Output the first line of the listing and each line after it, up to and including the line that contains "rectangle (993, 665);", exactly as written, minus the pictures.

** START OF Information shown **

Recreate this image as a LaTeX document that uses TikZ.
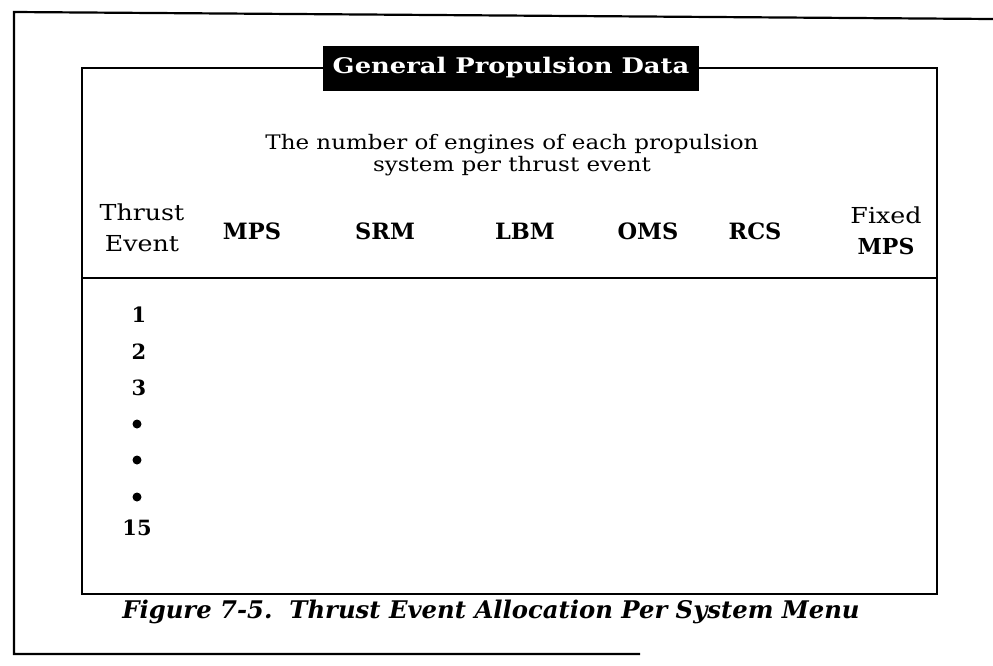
\documentclass[tikz,border=0pt]{standalone}
\usepackage{fontspec}
\setmainfont{DejaVu Serif}
\newfontfamily\widefont[FakeStretch=1.15]{DejaVu Serif}
\newfontfamily\titlefont[FakeStretch=1.2]{DejaVu Serif}

\begin{document}
\begin{tikzpicture}[x=1pt,y=-1pt]
          \tikzstyle{frame}=[line width=2.2pt]
          \tikzstyle{titlebox}=[fill=black, text=white, inner sep=0pt, minimum width=376pt, minimum height=45pt, font=\titlefont\fontsize{21.5}{21.5}\selectfont\bfseries]
          \tikzstyle{subtitle}=[align=center, font=\widefont\fontsize{20}{22}\selectfont]
          \tikzstyle{colhead}=[align=center, font=\widefont\fontsize{22}{31}\selectfont]
          \tikzstyle{boldhead}=[font=\fontsize{22.5}{22.5}\selectfont\bfseries]
          \tikzstyle{rowlabel}=[font=\fontsize{21}{21}\selectfont\bfseries]
          \tikzstyle{rowdot}=[circle, fill=black, inner sep=0pt, minimum size=9pt]
          \tikzstyle{caption}=[font=\fontsize{24.3}{24.3}\selectfont\bfseries\itshape]

          \useasboundingbox (0, 0) rectangle (993, 665);

          % outer frame
          \coordinate (O1) at (993, 19);
          \coordinate (O2) at (14, 12);
          \coordinate (O3) at (14, 654);
          \coordinate (O4) at (640, 654);
          \draw[frame] (O1) -- (O2) -- (O3) -- (O4);

          % menu box
          \node (title) at (511, 68) [titlebox] {General Propulsion Data};
          \coordinate (TL) at (82, 68);
          \coordinate (TR) at (937, 68);
          \coordinate (BL) at (82, 594);
          \coordinate (BR) at (937, 594);
          \draw[frame] (title.west) -- (TL) -- (BL) -- (BR) -- (TR) -- (title.east);

          \coordinate (HL) at (82, 278);
          \coordinate (HR) at (937, 278);
          \draw[frame] (HL) -- (HR);

          \node (sub) at (512, 155) [subtitle] {The number of engines of each propulsion\\system per thrust event};

          % column headers
          \node (event) at (142, 228) [colhead] {Thrust\\Event};
          \node (mps) at (252, 231) [boldhead] {MPS};
          \node (srm) at (385, 231) [boldhead] {SRM};
          \node (lbm) at (525, 231) [boldhead] {LBM};
          \node (oms) at (648, 231) [boldhead] {OMS};
          \node (rcs) at (755, 231) [boldhead] {RCS};
          \node (fixed) at (886, 231) [colhead] {Fixed\\\textbf{\normalfont\bfseries MPS}};

          % thrust events
          \node (r1) at (139, 315) [rowlabel] {1};
          \node (r2) at (139, 352) [rowlabel] {2};
          \node (r3) at (139, 388) [rowlabel] {3};
          \node (d1) at (137, 424) [rowdot] {};
          \node (d2) at (137, 460) [rowdot] {};
          \node (d3) at (137, 497) [rowdot] {};
          \node (r15) at (137, 528) [rowlabel] {15};

          \node (fig) at (491, 612) [caption] {Figure 7-5.\ \ Thrust Event Allocation Per System Menu};
        \end{tikzpicture}
\end{document}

** END OF Information shown **

▶ **Full solution**:
Recreate this image as a LaTeX document that uses TikZ.
\documentclass[tikz,border=0pt]{standalone}
\usepackage{fontspec}
\setmainfont{DejaVu Serif}
\newfontfamily\widefont[FakeStretch=1.15]{DejaVu Serif}
\newfontfamily\titlefont[FakeStretch=1.2]{DejaVu Serif}

\begin{document}
\begin{tikzpicture}[x=1pt,y=-1pt]
          \tikzstyle{frame}=[line width=2.2pt]
          \tikzstyle{titlebox}=[fill=black, text=white, inner sep=0pt, minimum width=376pt, minimum height=45pt, font=\titlefont\fontsize{21.5}{21.5}\selectfont\bfseries]
          \tikzstyle{subtitle}=[align=center, font=\widefont\fontsize{20}{22}\selectfont]
          \tikzstyle{colhead}=[align=center, font=\widefont\fontsize{22}{31}\selectfont]
          \tikzstyle{boldhead}=[font=\fontsize{22.5}{22.5}\selectfont\bfseries]
          \tikzstyle{rowlabel}=[font=\fontsize{21}{21}\selectfont\bfseries]
          \tikzstyle{rowdot}=[circle, fill=black, inner sep=0pt, minimum size=9pt]
          \tikzstyle{caption}=[font=\fontsize{24.3}{24.3}\selectfont\bfseries\itshape]

          \useasboundingbox (0, 0) rectangle (993, 665);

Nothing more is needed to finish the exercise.